Und wenn denn gar niemand mitziehen will, Spekulanten künftig an Kosten weltweiter Finanzkrisen zu beteiligen, dann eben im deutschen Alleingang. Das wird in der Regierung allerdings als ein sehr schlechtes letztes Mittel gesehen. Auch wenn es ein Nein zu dieser Transaktionssteuer gibt, will sich Merkel als handlungsstark erweisen. Denn dann hat alle Welt zumindest Klarheit, und Deutschland kann Plan B oder C angehen. Hauptsache keine endlosen Debatten mehr. Eine Verliererin wäre Merkel, wenn sie einknickte vor US-Präsident Barack Obama und die deutschen Sparpläne aufkündigte. Das will sie nicht tun.
Auch Merkel weiß um die Probleme Obamas wie die Arbeitslosigkeit im eigenen Land. Die USA hingen der Denkschule an, das Wirtschaftswachstum mit allen Mitteln zu fördern und sei es auf Pump, heißt es in Merkels Umfeld. So habe es auch Deutschland lange gemacht. Aber die Zeiten hätten sich geändert und die Bundesrepublik habe noch ein ganz anderes Problem. So ist Merkel überzeugt, dass es für Deutschland mit seiner niedrigen Geburtenrate und der wachsenden Zahl der Rentner keine Alternative zur Schuldenbremse gibt, wenn sich die jetzige Generation nicht an der nachfolgenden finanziell versündigen soll.

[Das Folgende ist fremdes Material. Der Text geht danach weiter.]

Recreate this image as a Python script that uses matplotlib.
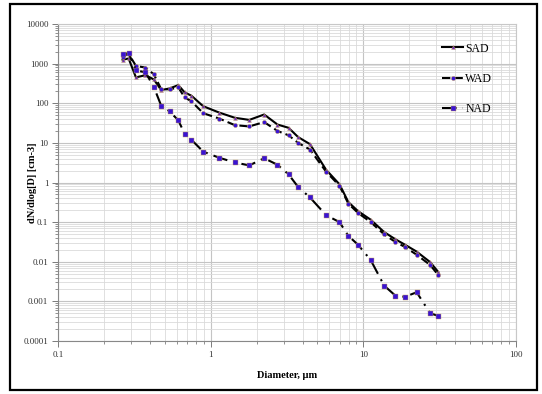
import matplotlib
matplotlib.use("Agg")
import matplotlib.pyplot as plt
from matplotlib.ticker import LogLocator, FixedLocator, NullFormatter
from matplotlib.patches import Rectangle

diameter = [0.265, 0.290, 0.324, 0.374, 0.424, 0.474, 0.539, 0.614, 0.675, 0.748,
            0.894, 1.14, 1.44, 1.79, 2.24, 2.74, 3.24, 3.74, 4.47, 5.70,
            6.98, 7.98, 9.22, 11.18, 13.69, 16.2, 18.71, 22.36, 27.39, 30.98]

sad = [1250, 1350, 450, 510, 400, 215, 237, 287, 188, 155,
       84, 58, 43, 38, 52, 29, 24, 14, 9.3, 2.1,
       0.9, 0.32, 0.19, 0.115, 0.056, 0.037, 0.027, 0.018, 0.0098, 0.0055]

wad = [1500, 1780, 875, 794, 541, 228, 224, 251, 141, 112,
       56, 41, 28, 26, 33.5, 20, 15.5, 10, 6.8, 1.88,
       0.825, 0.293, 0.171, 0.1, 0.049, 0.0316, 0.0237, 0.015, 0.0083, 0.0046]

nad = [1700, 1850, 680, 600, 260, 87, 62, 37, 17, 12,
       6.0, 4.2, 3.2, 2.7, 4.1, 2.8, 1.6, 0.77, 0.42, 0.15,
       0.1, 0.045, 0.027, 0.011, 0.0025, 0.0014, 0.0013, 0.0017, 0.0005, 0.00043]

x_ticks = [0.1, 1, 10, 100]
x_labels = ["0.1", "1", "10", "100"]
y_ticks = [1e-4, 1e-3, 1e-2, 1e-1, 1, 10, 100, 1000, 10000]
y_labels = ["0.0001", "0.001", "0.01", "0.1", "1", "10", "100", "1000", "10000"]

serif = ["Liberation Serif", "DejaVu Serif"]

fig = plt.figure(figsize=(5.42, 3.94), dpi=100)
ax = fig.add_axes([58/542, 1-341/394, (516-58)/542, (341-24)/394])

mk_fill = "#3a14d2"
mk_edge = "#c9a35a"

ax.plot(diameter, sad, color="black", lw=1.5, ls="-", marker="^", ms=2.8,
        mfc="#6a2ab8", mec=mk_edge, mew=0.3, label="SAD", zorder=3)
ax.plot(diameter, wad, color="black", lw=1.5, ls=(0, (4, 2)), marker="o", ms=3.0,
        mfc=mk_fill, mec=mk_edge, mew=0.3, label="WAD", zorder=4)
ax.plot(diameter, nad, color="black", lw=1.5, ls=(0, (7, 3, 1, 3)), marker="s", ms=3.6,
        mfc=mk_fill, mec=mk_edge, mew=0.3, label="NAD", zorder=5)

ax.set_xscale("log")
ax.set_yscale("log")
ax.set_xlim(0.1, 100)
ax.set_ylim(1e-4, 1e4)

ax.xaxis.set_major_locator(FixedLocator(x_ticks))
ax.set_xticklabels(x_labels, fontsize=6.5, family=serif, color="#333333")
ax.yaxis.set_major_locator(FixedLocator(y_ticks))
ax.set_yticklabels(y_labels, fontsize=6.5, family=serif, color="#333333")
ax.xaxis.set_minor_locator(LogLocator(base=10, subs=range(2, 10), numticks=20))
ax.yaxis.set_minor_locator(LogLocator(base=10, subs=range(2, 10), numticks=20))
ax.xaxis.set_minor_formatter(NullFormatter())
ax.yaxis.set_minor_formatter(NullFormatter())

ax.grid(which="major", color="#c4c4c4", lw=0.8)
ax.grid(which="minor", color="#dadada", lw=0.6)
ax.set_axisbelow(True)

ax.tick_params(which="major", length=4, width=0.6, color="#666666", pad=3)
ax.tick_params(which="minor", length=2, width=0.5, color="#666666")
ax.tick_params(axis="x", which="both", direction="out")
for s in ["top", "right"]:
    ax.spines[s].set_color("#c8c8c8")
for s in ["left", "bottom"]:
    ax.spines[s].set_color("#888888")
    ax.spines[s].set_linewidth(0.8)

ax.set_xlabel("Diameter, µm", fontsize=7.5, family=serif, fontweight="bold", labelpad=9)
ax.set_ylabel("dN/dlog[D] [cm-3]", fontsize=7.5, family=serif, fontweight="bold")
ax.yaxis.set_label_coords(-0.045, 0.5)

leg = ax.legend(loc="upper left", bbox_to_anchor=(0.826, 0.96), frameon=False,
                prop={"family": serif, "size": 8.5}, labelspacing=1.55,
                handlelength=1.8, handletextpad=0.15, borderpad=0)

fig.patches.append(Rectangle((10/542, 4/394), 527/542, 386/394, transform=fig.transFigure,
                             fill=False, edgecolor="black", lw=1.6))

fig.savefig("out.png", dpi=100)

Diese Haltung wird ungeachtet der sonstigen geharnischten Kritik an der Regierung laut Umfragen von der Mehrheit der Deutschen unterstützt. Just vor dem G20-Treffen stellte sich die EU-Spitze hinter Merkels Sparpolitik. Der G20-Gipfel in Toronto sei ohnehin nur ein „Übergangsgipfel“, ein „Zwischengipfel“, wurde von deutscher Seite immer wieder betont, um die Erwartungen möglichst niedrig zu halten. So könnten am Ende alle selbst kleinste Kompromisse für sich als Erfolg interpretieren. Der „Ergebnisgipfel“ sei dann im November in Südkorea, heißt es unisono.